Palombo (at far right) poses with her FDU soccer friends.
Some of those friendships formed at SHSMetro, others on the soccer field. In the summer before her senior year of college, she gathered her courage and decided to tryout for soccer. Division I soccer.
“The students I worked with at SHSMetro, they pushed me,” she says. SHSMetro gave her time off to practice and play.
It took a lot of confidence to try out later in her higher education career. Although she played both junior varsity and varsity soccer in high school, playing in college didn’t seem viable. “I didn’t think I could manage both DI soccer and studying nursing,” she says. That changed after she chatted with soccer athletes and the FDU coach at a free ice cream social the summer in between her junior and senior years.
“It was hard to keep up,” she says of the tryout. She kept waiting for the coach to tell her, “Okay, Maria, it’s not working out.” Her positive attitude and hard work on the field paid off. “He saw something in me and kept me around.”
That positive attitude can be partially attributed to Palombo’s faith.
“When my father died it was tragic. But it brought me closer to God,” says Palombo. So did the seven-month long Catholic mission she completed in the Dominican Republic. “I learned Spanish! I don’t think I would’ve finished my FDU experience as strongly with out the experience,” she says.
Her Catholicism sustains her through all kinds of personal struggles. As a college sophomore, Palombo learned that her mother Jean had been diagnosed with Stage 4 colon cancer. Though she’s cycled in and out of chemotherapy and undergone surgeries, Palombo’s mother remains very ill. Palombo is optimistic that a new drug trial that helps the immune system fight cancer will be the key to her mother getting and staying healthy.

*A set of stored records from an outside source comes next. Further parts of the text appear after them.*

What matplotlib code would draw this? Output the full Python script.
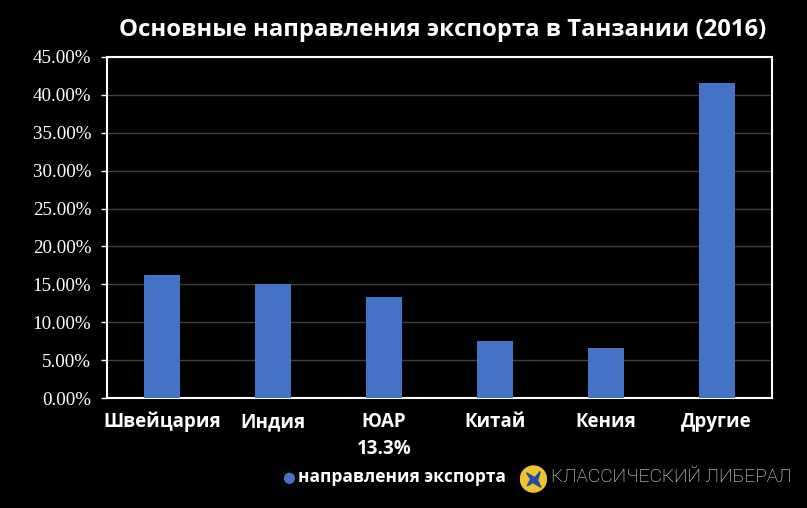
import matplotlib
matplotlib.use("Agg")
import matplotlib.pyplot as plt
import matplotlib.transforms as mtransforms
from matplotlib.patches import Circle, Polygon
from matplotlib.ticker import PercentFormatter, MultipleLocator

# data
countries = ["Швейцария", "Индия", "ЮАР\n13.3%", "Китай", "Кения", "Другие"]
shares = [16.2, 15.0, 13.3, 7.5, 6.6, 41.6]

title = "Основные направления экспорта в Танзании (2016)"
series_name = "направления экспорта"
brand = "КЛАССИЧЕСКИЙ ЛИБЕРАЛ"

bar_color = "#4472C4"

fig = plt.figure(figsize=(8.07, 5.08), dpi=100, facecolor="black")
ax = fig.add_axes([0.1326, 0.2165, 0.824, 0.6713], facecolor="black")

x = list(range(len(countries)))
ax.bar(x, shares, width=0.325, color=bar_color, zorder=3)

ax.set_xlim(-0.5, len(countries) - 0.5)
ax.set_ylim(0, 45)
ax.yaxis.set_major_locator(MultipleLocator(5))
ax.yaxis.set_major_formatter(PercentFormatter(decimals=2))
ax.grid(axis="y", color="#3f3f3f", linewidth=1, zorder=0)

for side in ["left", "right", "top", "bottom"]:
    ax.spines[side].set_color("white")
    ax.spines[side].set_linewidth(1.5)

ax.tick_params(axis="y", colors="white", length=4.3, width=1, direction="out", pad=7)
for lbl in ax.get_yticklabels():
    lbl.set_fontfamily("Liberation Serif")
    lbl.set_fontsize(13.7)
    lbl.set_color("white")

# category labels: each line on a common baseline below the axis
ax.set_xticks(x)
ax.set_xticklabels([])
ax.tick_params(axis="x", length=0)
base = mtransforms.blended_transform_factory(ax.transData, ax.transAxes)
for xi, label in zip(x, countries):
    for k, line in enumerate(label.split("\n")):
        off = mtransforms.ScaledTranslation(0, -(20.9 + 19.4 * k) / 72, fig.dpi_scale_trans)
        ax.text(xi, 0, line, transform=base + off, ha="center", va="baseline",
                color="white", fontfamily="Open Sans", fontweight="bold",
                fontsize=13.5, clip_on=False)

fig.text(0.548, 0.941, title, ha="center", va="center", color="white",
         fontfamily="Open Sans", fontweight="bold", fontsize=17.2)

# legend
fig.text(0.358, 0.061, "●", ha="center", va="center", color=bar_color,
         fontfamily="DejaVu Sans", fontsize=10.5)
fig.text(0.369, 0.061, series_name, ha="left", va="center", color="white",
         fontfamily="Open Sans", fontweight="bold", fontsize=12.5)

# logo
lax = fig.add_axes([0.644, 0.030, 0.034, 0.054])
lax.set_xlim(-1, 1)
lax.set_ylim(-1, 1)
lax.set_aspect("equal")
lax.axis("off")
lax.add_patch(Circle((0, 0), 0.95, color="#f2c230"))
lax.add_patch(Polygon([(-0.5, 0.45), (0.1, 0.1), (0.5, 0.55), (0.3, -0.1),
                       (0.55, -0.6), (-0.05, -0.25), (-0.45, -0.5), (-0.2, 0.0)],
                      closed=True, color="#1f4fa0"))
fig.text(0.683, 0.061, brand, ha="left", va="center", color="white",
         fontfamily="Roboto", fontweight="light", fontsize=13.8)

fig.savefig("out.png", dpi=100, facecolor="black")
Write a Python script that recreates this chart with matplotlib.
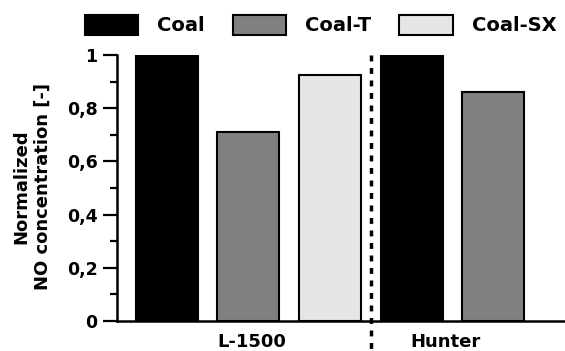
import numpy as np
import matplotlib.pyplot as plt
from matplotlib.patches import Patch
from matplotlib.ticker import MultipleLocator, FuncFormatter

# data
groups = ["L-1500", "Hunter"]
series = ["Coal", "Coal-T", "Coal-SX"]
colors = ["#000000", "#808080", "#e6e6e6"]
l1500_values = [1.0, 0.71, 0.925]
hunter_values = [1.0, 0.86]

plt.rcParams['font.family'] = 'DejaVu Sans'
plt.rcParams['font.weight'] = 'bold'

fig = plt.figure(figsize=(5.65, 3.51), dpi=100)
ax = fig.add_axes([117/565, 1-321/351, 1-117/565, (321-55)/351])

vals = l1500_values + hunter_values
cols = colors[:len(l1500_values)] + colors[:len(hunter_values)]
x = np.arange(len(vals))
ax.bar(x, vals, width=0.76, color=cols, edgecolor="black", linewidth=1.5, zorder=2)

# separator between the two coals
sep = len(l1500_values) - 0.5
ax.plot([sep, sep], [1.0, -0.12], color="black", lw=2.5,
        dashes=(1.7, 1.9), dash_capstyle="butt", clip_on=False, zorder=3)

ax.set_xlim(-0.61, 4.88)
ax.set_ylim(0, 1)
ax.yaxis.set_major_locator(MultipleLocator(0.2))
ax.yaxis.set_minor_locator(MultipleLocator(0.1))
ax.yaxis.set_major_formatter(FuncFormatter(lambda v, p: ("%g" % round(v, 1)).replace(".", ",")))
ax.tick_params(axis="y", which="major", length=10, width=1.6, labelsize=12.5, pad=4)
ax.tick_params(axis="y", which="minor", length=5, width=1.6)
ax.set_xticks([])
for s in ["top", "right"]:
    ax.spines[s].set_visible(False)
for s in ["left", "bottom"]:
    ax.spines[s].set_linewidth(1.8)

# group labels
ax.text(1.04, -0.08, groups[0], ha="center", va="center", fontsize=13, fontweight="bold")
ax.text(3.41, -0.08, groups[1], ha="center", va="center", fontsize=13, fontweight="bold")

fig.text(32/565, 1-187/351, "Normalized\nNO concentration [-]", rotation=90,
         ha="center", va="center", multialignment="center", fontsize=13,
         fontweight="bold", linespacing=1.2)

handles = [Patch(facecolor=c, edgecolor="black", linewidth=1.5, label=s) for s, c in zip(series, colors)]
fig.legend(handles=handles, loc="center left", bbox_to_anchor=(85/565, 1-25/351),
           ncol=3, frameon=False, fontsize=14, handlelength=2.73, handleheight=1.2,
           handletextpad=0.98, columnspacing=1.45, borderpad=0, borderaxespad=0)

fig.savefig("out.png", dpi=100)
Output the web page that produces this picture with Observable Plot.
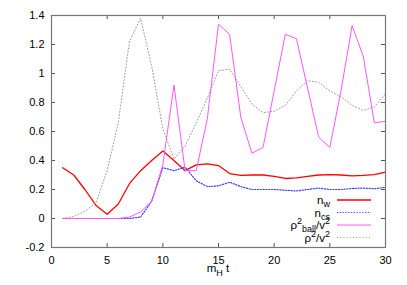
<!DOCTYPE html>
<html><head><meta charset="utf-8">
<script src="https://cdn.jsdelivr.net/npm/d3@7"></script>
<script src="https://cdn.jsdelivr.net/npm/@observablehq/plot@0.6"></script>
<style>body{margin:0;background:#fff}svg{display:block}</style>
</head><body><div id="chart"></div>
<script>
const t = [1,2,3,4,5,6,7,8,9,10,11,12,13,14,15,16,17,18,19,20,21,22,23,24,25,26,27,28,29,30];
const nW = [0.35,0.30,0.20,0.09,0.03,0.10,0.24,0.33,0.40,0.465,0.40,0.33,0.37,0.377,0.365,0.31,0.297,0.30,0.30,0.29,0.276,0.28,0.29,0.30,0.303,0.30,0.294,0.297,0.303,0.32];
const nCs = [0,0,0,0,0,0,0,0.01,0.12,0.35,0.33,0.355,0.26,0.22,0.225,0.25,0.22,0.20,0.20,0.20,0.195,0.19,0.20,0.21,0.20,0.20,0.207,0.21,0.205,0.215];
const rhoBall = [0,0,0,0,0,0,0.01,0.045,0.12,0.37,0.92,0.33,0.33,0.69,1.34,1.27,0.70,0.45,0.49,0.88,1.27,1.24,0.90,0.56,0.49,0.88,1.33,1.12,0.66,0.67];
const rho = [0,0.014,0.05,0.11,0.33,0.66,1.22,1.38,1.05,0.62,0.41,0.50,0.66,0.83,1.02,1.03,0.91,0.79,0.73,0.74,0.78,0.88,0.95,0.94,0.88,0.84,0.78,0.745,0.77,0.86];
const xTicks = [0,5,10,15,20,25,30];
const yTicks = [-0.2,0,0.2,0.4,0.6,0.8,1,1.2,1.4];

const W = 407, H = 285, mL = 51, mR = 22, mT = 15, mB = 38;
const innerW = W - mL - mR, innerH = H - mT - mB, tk = 4;
const font = "'Liberation Sans', Arial, Helvetica, sans-serif";

const series = [
  {key: "nW", values: nW, stroke: "#ff0000", width: 1.3, dash: null},
  {key: "nCs", values: nCs, stroke: "#3a3aff", width: 1.2, dash: "1.2,1.6"},
  {key: "rhoBall", values: rhoBall, stroke: "#ff55ff", width: 1, dash: null},
  {key: "rho", values: rho, stroke: "#999999", width: 1, dash: "1,2.2"}
];

const marks = [];
for (const s of series) {
  const rows = t.map((tt, i) => ({t: tt, v: s.values[i]}));
  marks.push(Plot.line(rows, {x: "t", y: "v", stroke: s.stroke, strokeWidth: s.width, strokeDasharray: s.dash}));
}

const plot = Plot.plot({
  width: W, height: H,
  marginLeft: mL, marginRight: mR, marginTop: mT, marginBottom: mB,
  style: {fontFamily: font, fontSize: "11px", background: "#fff", color: "#000"},
  x: {domain: [0, 30], ticks: xTicks, tickSize: 0, tickPadding: 9, label: null, tickFormat: d => String(d)},
  y: {domain: [-0.2, 1.4], ticks: yTicks, tickSize: 0, tickPadding: 7, label: null, tickFormat: d => String(d)},
  marks: [
    ...marks,
    Plot.tickX(xTicks, {x: d => d, insetTop: innerH - tk, stroke: "#555"}),
    Plot.tickX(xTicks, {x: d => d, insetBottom: innerH - tk, stroke: "#555"}),
    Plot.tickY(yTicks, {y: d => d, insetRight: innerW - tk, stroke: "#555"}),
    Plot.tickY(yTicks, {y: d => d, insetLeft: innerW - tk, stroke: "#555"}),
    Plot.frame({stroke: "#777", strokeWidth: 1.2})
  ]
});
document.getElementById("chart").appendChild(plot);

const svg = d3.select(plot);
// x-axis label
const xl = svg.append("text").attr("x", mL + innerW / 2).attr("y", 272)
  .attr("text-anchor", "middle").attr("font-family", font).attr("font-size", 11.5).attr("fill", "#000");
xl.append("tspan").text("m");
xl.append("tspan").attr("dy", 4).attr("font-size", 9).text("H");
xl.append("tspan").attr("dy", -4).text(" t");

// legend
const legend = [
  {parts: [["n", 0, 11.5], ["w", 3, 9]], s: series[0]},
  {parts: [["n", 0, 11.5], ["cs", 3, 9]], s: series[1]},
  {parts: [["ρ", 0, 11.5], ["2", -5, 9], ["ball", 8, 9], ["/v", -3, 11.5], ["2", -5, 9]], s: series[2]},
  {parts: [["ρ", 0, 11.5], ["2", -5, 9], ["/v", 5, 11.5], ["2", -5, 9]], s: series[3]}
];
const lg = svg.append("g").attr("font-family", font).attr("fill", "#000");
legend.forEach((it, i) => {
  const y = 200 + i * 12.5;
  const tx = lg.append("text").attr("x", 330).attr("y", y + 4).attr("text-anchor", "end");
  it.parts.forEach(([str, dy, fs]) => tx.append("tspan").attr("dy", dy).attr("font-size", fs).text(str));
  lg.append("line").attr("x1", 337).attr("x2", 371).attr("y1", y).attr("y2", y)
    .attr("stroke", it.s.stroke).attr("stroke-width", it.s.width)
    .attr("stroke-dasharray", it.s.dash);
});
</script></body></html>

Upon graduating, Palombo will look for a nursing position in a hospital. “I want to be a floater nurse, going to different units. I love geriatrics and labor and delivery, but I want to learn more about other specialties,” she says.
Turns out, Maria isn’t the only Palombo living a big moment this spring — her brother Joey will graduate from Pace University. Her brother Frankie and his wife are expecting their first child. Her brother John will graduate with his associate degree from Bergen Community College. And her brother Patrick will graduate from high school and will matriculate this fall as part of FDU’s Class of 2017.
“I'm a little sad Patrick’s coming here when I’m leaving,” she says. “It would be fun to teach him the ins and outs. My advice is: get as involved as possible.”